═════ Source data

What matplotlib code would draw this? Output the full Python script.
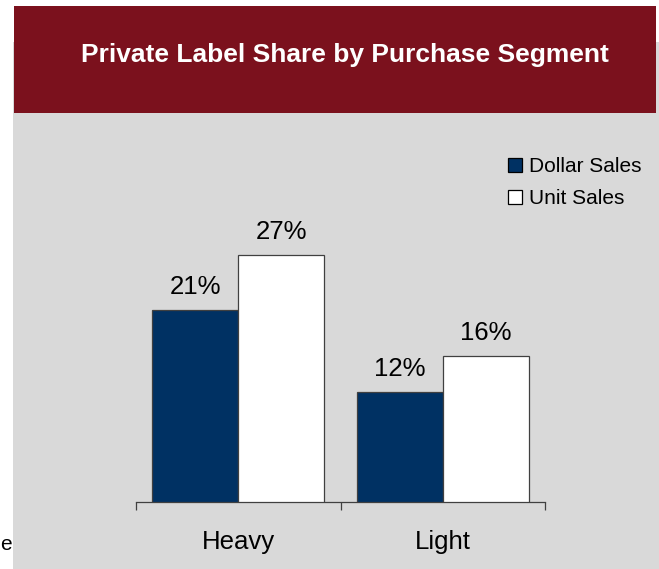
import matplotlib
matplotlib.use("Agg")
import matplotlib.pyplot as plt
from matplotlib.patches import Rectangle, Patch
import numpy as np

plt.rcParams['font.family'] = ['Liberation Sans', 'DejaVu Sans']

categories = ["Heavy", "Light"]
series_names = ["Dollar Sales", "Unit Sales"]
dollar_sales = [21, 12]
unit_sales = [27, 16]
value_labels = [["21%", "12%"], ["27%", "16%"]]

W, H = 659, 569
fig = plt.figure(figsize=(W / 100, H / 100), dpi=100)
fig.patch.set_facecolor("white")

# background panel and title banner
fig.add_artist(Rectangle((13 / W, 0), 1 - 13 / W, 1 - 42 / H, transform=fig.transFigure,
                         facecolor="#d9d9d9", edgecolor="none", zorder=0))
fig.add_artist(Rectangle((14 / W, 1 - 113 / H), (656 - 14) / W, (113 - 6) / H,
                         transform=fig.transFigure, facecolor="#7b111d", edgecolor="none", zorder=1))
fig.text(345 / W, 1 - 55 / H, "Private Label Share by Purchase Segment", color="white",
         fontsize=19, fontweight="bold", ha="center", va="center", zorder=2)
fig.text(0, 1 - 545 / H, "e", fontsize=15, ha="left", va="center")

ymax = 36
px_per_unit = 9.15
ax_bottom = 502
ax_top = ax_bottom - ymax * px_per_unit
ax = fig.add_axes([136 / W, 1 - ax_bottom / H, (545 - 136) / W, (ax_bottom - ax_top) / H])
ax.set_facecolor("none")

x = np.arange(len(categories))
bw = 0.42
colors = ["#003163", "#ffffff"]
for i, (vals, col) in enumerate(zip([dollar_sales, unit_sales], colors)):
    offs = (i - 0.5) * bw
    ax.bar(x + offs, vals, width=bw, color=col, edgecolor="#404040", linewidth=0.9,
           label=series_names[i], zorder=3)
    for xi, v, lab in zip(x, vals, value_labels[i]):
        ax.text(xi + offs, v + 1.2, lab, ha="center", va="bottom", fontsize=18.5)

ax.set_xlim(-0.5, 1.5)
ax.set_ylim(0, ymax)
for s in ["top", "right", "left"]:
    ax.spines[s].set_visible(False)
ax.spines["bottom"].set_color("#404040")
ax.spines["bottom"].set_linewidth(0.9)
ax.set_yticks([])
ax.set_xticks(x)
ax.set_xticklabels(categories, fontsize=18.5)
ax.tick_params(axis="x", which="major", length=0, pad=20)
ax.set_xticks([-0.5, 0.5, 1.5], minor=True)
ax.tick_params(axis="x", which="minor", length=6, width=0.9, color="#404040", direction="out")

handles = [Patch(facecolor=c, edgecolor="black", linewidth=0.9) for c in colors]
fig.legend(handles, series_names, loc="upper left", bbox_to_anchor=(508 / W, 1 - 157 / H),
           frameon=False, fontsize=15, handlelength=0.65, handleheight=0.65,
           handletextpad=0.35, labelspacing=0.62, borderaxespad=0, borderpad=0)

fig.savefig("out.png", dpi=100)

══════════

▶ _Goal of the exercise_:
Print the complete listing exactly, apart from any pictures.

▶ _Response below_:
What matplotlib code would draw this? Output the full Python script.
import matplotlib
matplotlib.use("Agg")
import matplotlib.pyplot as plt
from matplotlib.patches import Rectangle, Patch
import numpy as np

plt.rcParams['font.family'] = ['Liberation Sans', 'DejaVu Sans']

categories = ["Heavy", "Light"]
series_names = ["Dollar Sales", "Unit Sales"]
dollar_sales = [21, 12]
unit_sales = [27, 16]
value_labels = [["21%", "12%"], ["27%", "16%"]]

W, H = 659, 569
fig = plt.figure(figsize=(W / 100, H / 100), dpi=100)
fig.patch.set_facecolor("white")

# background panel and title banner
fig.add_artist(Rectangle((13 / W, 0), 1 - 13 / W, 1 - 42 / H, transform=fig.transFigure,
                         facecolor="#d9d9d9", edgecolor="none", zorder=0))
fig.add_artist(Rectangle((14 / W, 1 - 113 / H), (656 - 14) / W, (113 - 6) / H,
                         transform=fig.transFigure, facecolor="#7b111d", edgecolor="none", zorder=1))
fig.text(345 / W, 1 - 55 / H, "Private Label Share by Purchase Segment", color="white",
         fontsize=19, fontweight="bold", ha="center", va="center", zorder=2)
fig.text(0, 1 - 545 / H, "e", fontsize=15, ha="left", va="center")

ymax = 36
px_per_unit = 9.15
ax_bottom = 502
ax_top = ax_bottom - ymax * px_per_unit
ax = fig.add_axes([136 / W, 1 - ax_bottom / H, (545 - 136) / W, (ax_bottom - ax_top) / H])
ax.set_facecolor("none")

x = np.arange(len(categories))
bw = 0.42
colors = ["#003163", "#ffffff"]
for i, (vals, col) in enumerate(zip([dollar_sales, unit_sales], colors)):
    offs = (i - 0.5) * bw
    ax.bar(x + offs, vals, width=bw, color=col, edgecolor="#404040", linewidth=0.9,
           label=series_names[i], zorder=3)
    for xi, v, lab in zip(x, vals, value_labels[i]):
        ax.text(xi + offs, v + 1.2, lab, ha="center", va="bottom", fontsize=18.5)

ax.set_xlim(-0.5, 1.5)
ax.set_ylim(0, ymax)
for s in ["top", "right", "left"]:
    ax.spines[s].set_visible(False)
ax.spines["bottom"].set_color("#404040")
ax.spines["bottom"].set_linewidth(0.9)
ax.set_yticks([])
ax.set_xticks(x)
ax.set_xticklabels(categories, fontsize=18.5)
ax.tick_params(axis="x", which="major", length=0, pad=20)
ax.set_xticks([-0.5, 0.5, 1.5], minor=True)
ax.tick_params(axis="x", which="minor", length=6, width=0.9, color="#404040", direction="out")

handles = [Patch(facecolor=c, edgecolor="black", linewidth=0.9) for c in colors]
fig.legend(handles, series_names, loc="upper left", bbox_to_anchor=(508 / W, 1 - 157 / H),
           frameon=False, fontsize=15, handlelength=0.65, handleheight=0.65,
           handletextpad=0.35, labelspacing=0.62, borderaxespad=0, borderpad=0)

fig.savefig("out.png", dpi=100)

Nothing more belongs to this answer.